■ **What this task involves**
Your task is to retype the lines from the opening of the material through the line that includes "const fpLowerAw = [0.9622, 0.8473];". Do not copy the pictures.

--- START ---

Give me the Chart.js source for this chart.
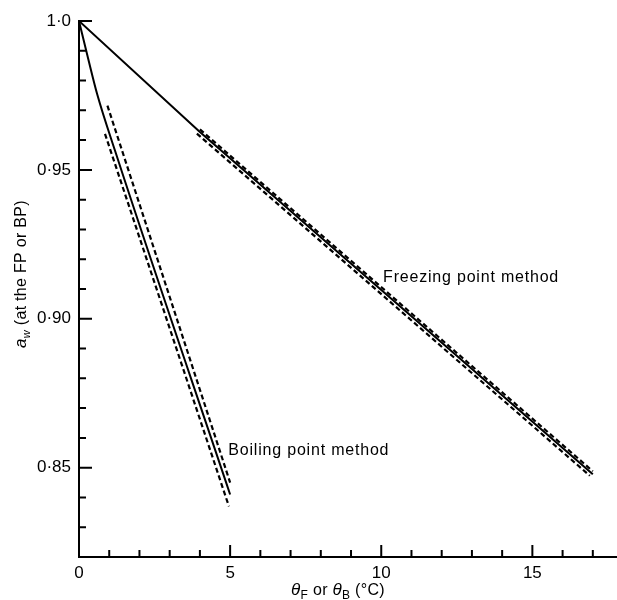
<!DOCTYPE html>
<html>
<head>
<meta charset="utf-8">
<script src="https://cdn.jsdelivr.net/npm/chart.js@4.4.1/dist/chart.umd.min.js"></script>
<style>
  html, body { margin: 0; padding: 0; background: #fff; }
  #wrap { width: 617px; height: 600px; position: relative; }
</style>
</head>
<body>
<div id="wrap"><canvas id="c" width="617" height="600"></canvas></div>
<script>
// ---- data ----
const bpSolidT  = [0, 0.3, 0.6, 1.19, 5.0];
const bpSolidAw = [1.0, 0.9875, 0.9755, 0.9565, 0.841];
const bpUpperT  = [0.94, 5.0];
const bpUpperAw = [0.9716, 0.845];
const bpLowerT  = [0.86, 4.96];
const bpLowerAw = [0.9621, 0.837];

const fpSolidT  = [0, 4.0, 17.0];
const fpSolidAw = [1.0, 0.9627, 0.8478];
const fpUpperT  = [4.0, 17.0];
const fpUpperAw = [0.9636, 0.8488];
const fpLowerT  = [3.9, 16.9];
const fpLowerAw = [0.9622, 0.8473];

const xMajorTicks = [0, 5, 10, 15];
const xTickLabels = ['0', '5', '10', '15'];
const xMinorTicks = [1, 2, 3, 4, 6, 7, 8, 9, 11, 12, 13, 14, 16, 17];
const yMajorTicks = [0.85, 0.90, 0.95, 1.0];
const yTickLabels = ['0·85', '0·90', '0·95', '1·0'];
const yMinorTicks = [0.83, 0.84, 0.86, 0.87, 0.88, 0.89, 0.91, 0.92, 0.93, 0.94, 0.96, 0.97, 0.98, 0.99];

const curveLabels = [
  { text: 'Freezing point method', t: 10.06, aw: 0.9123 },
  { text: 'Boiling point method',  t: 4.94,  aw: 0.8542 }
];

const FONT = '"Liberation Sans", Arial, sans-serif';

function pts(xs, ys) { return xs.map((x, i) => ({ x: x, y: ys[i] })); }

function solid(xs, ys, smooth) {
  const d = { data: pts(xs, ys), borderColor: '#000', borderWidth: 2, pointRadius: 0, tension: 0, fill: false };
  if (smooth) d.cubicInterpolationMode = 'monotone';
  return d;
}
function dashed(xs, ys) {
  return { data: pts(xs, ys), borderColor: '#000', borderWidth: 2.2, borderDash: [5, 3], pointRadius: 0, tension: 0, fill: false };
}

const decorPlugin = {
  id: 'decor',
  afterDraw(chart) {
    const ctx = chart.ctx;
    const xs = chart.scales.x, ys = chart.scales.y;
    const a = chart.chartArea;
    ctx.save();
    ctx.strokeStyle = '#000';
    ctx.lineWidth = 2;
    ctx.beginPath();
    xMajorTicks.forEach(v => { const p = xs.getPixelForValue(v); ctx.moveTo(p, a.bottom); ctx.lineTo(p, a.bottom - 12); });
    xMinorTicks.forEach(v => { const p = xs.getPixelForValue(v); ctx.moveTo(p, a.bottom); ctx.lineTo(p, a.bottom - 7); });
    yMajorTicks.forEach(v => { const p = ys.getPixelForValue(v); ctx.moveTo(a.left, p); ctx.lineTo(a.left + 13, p); });
    yMinorTicks.forEach(v => { const p = ys.getPixelForValue(v); ctx.moveTo(a.left, p); ctx.lineTo(a.left + 7, p); });
    ctx.stroke();

    ctx.fillStyle = '#000';
    ctx.font = '16px ' + FONT;
    ctx.textAlign = 'left';
    ctx.textBaseline = 'alphabetic';
    try { ctx.letterSpacing = '0.8px'; } catch (e) {}
    curveLabels.forEach(l => {
      ctx.fillText(l.text, xs.getPixelForValue(l.t), ys.getPixelForValue(l.aw));
    });
    try { ctx.letterSpacing = '0.3px'; } catch (e) {}

    const parts = [
      { s: 'θ', f: 'italic 17px ' + FONT, dy: 0 },
      { s: 'F', f: '12px ' + FONT, dy: 4 },
      { s: ' or ', f: '16px ' + FONT, dy: 0 },
      { s: 'θ', f: 'italic 17px ' + FONT, dy: 0 },
      { s: 'B', f: '12px ' + FONT, dy: 4 },
      { s: ' (°C)', f: '16px ' + FONT, dy: 0 }
    ];
    function drawParts(list, cx, baseY) {
      let w = 0;
      list.forEach(p => { ctx.font = p.f; p.w = ctx.measureText(p.s).width; w += p.w; });
      let x = cx - w / 2;
      list.forEach(p => { ctx.font = p.f; ctx.fillText(p.s, x, baseY + p.dy); x += p.w; });
    }
    drawParts(parts, 338, 595);

    ctx.save();
    ctx.translate(26, 274);
    ctx.rotate(-Math.PI / 2);
    const yparts = [
      { s: 'a', f: 'italic 17px ' + FONT, dy: 0 },
      { s: 'w', f: 'italic 11px ' + FONT, dy: 4 },
      { s: ' (at the FP or BP)', f: '16px ' + FONT, dy: 0 }
    ];
    drawParts(yparts, 0, 0);
    ctx.restore();
    ctx.restore();
  }
};

new Chart(document.getElementById('c'), {
  type: 'line',
  data: {
    datasets: [
      solid(bpSolidT, bpSolidAw, true),
      dashed(bpUpperT, bpUpperAw),
      dashed(bpLowerT, bpLowerAw),
      solid(fpSolidT, fpSolidAw, false),
      dashed(fpUpperT, fpUpperAw),
      dashed(fpLowerT, fpLowerAw)
    ]
  },
  options: {
    responsive: false,
    animation: false,
    devicePixelRatio: 1,
    layout: { padding: { top: 21, right: 0, left: 0, bottom: 0 } },
    plugins: { legend: { display: false }, tooltip: { enabled: false } },
    scales: {
      x: {
        type: 'linear', min: 0, max: 17.8,
        border: { display: true, color: '#000', width: 2 },
        grid: { display: false, drawTicks: false },
        afterBuildTicks: s => { s.ticks = xMajorTicks.map(v => ({ value: v })); },
        afterFit: s => { s.height = 43; },
        ticks: {
          padding: 6, color: '#000', font: { family: FONT, size: 17 },
          maxRotation: 0, autoSkip: false,
          callback: v => { const i = xMajorTicks.indexOf(v); return i >= 0 ? xTickLabels[i] : ''; }
        }
      },
      y: {
        type: 'linear', min: 0.82, max: 1.0,
        border: { display: true, color: '#000', width: 2 },
        grid: { display: false, drawTicks: false },
        afterBuildTicks: s => { s.ticks = yMajorTicks.map(v => ({ value: v })); },
        afterFit: s => { s.width = 79; },
        ticks: {
          padding: 8, color: '#000', font: { family: FONT, size: 17 },
          autoSkip: false,
          callback: v => { const i = yMajorTicks.findIndex(t => Math.abs(t - v) < 1e-9); return i >= 0 ? yTickLabels[i] : ''; }
        }
      }
    }
  },
  plugins: [decorPlugin]
});
</script>
</body>
</html>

--- END ---

■ **Exercise output**
Give me the Chart.js source for this chart.
<!DOCTYPE html>
<html>
<head>
<meta charset="utf-8">
<script src="https://cdn.jsdelivr.net/npm/chart.js@4.4.1/dist/chart.umd.min.js"></script>
<style>
  html, body { margin: 0; padding: 0; background: #fff; }
  #wrap { width: 617px; height: 600px; position: relative; }
</style>
</head>
<body>
<div id="wrap"><canvas id="c" width="617" height="600"></canvas></div>
<script>
// ---- data ----
const bpSolidT  = [0, 0.3, 0.6, 1.19, 5.0];
const bpSolidAw = [1.0, 0.9875, 0.9755, 0.9565, 0.841];
const bpUpperT  = [0.94, 5.0];
const bpUpperAw = [0.9716, 0.845];
const bpLowerT  = [0.86, 4.96];
const bpLowerAw = [0.9621, 0.837];

const fpSolidT  = [0, 4.0, 17.0];
const fpSolidAw = [1.0, 0.9627, 0.8478];
const fpUpperT  = [4.0, 17.0];
const fpUpperAw = [0.9636, 0.8488];
const fpLowerT  = [3.9, 16.9];
const fpLowerAw = [0.9622, 0.8473];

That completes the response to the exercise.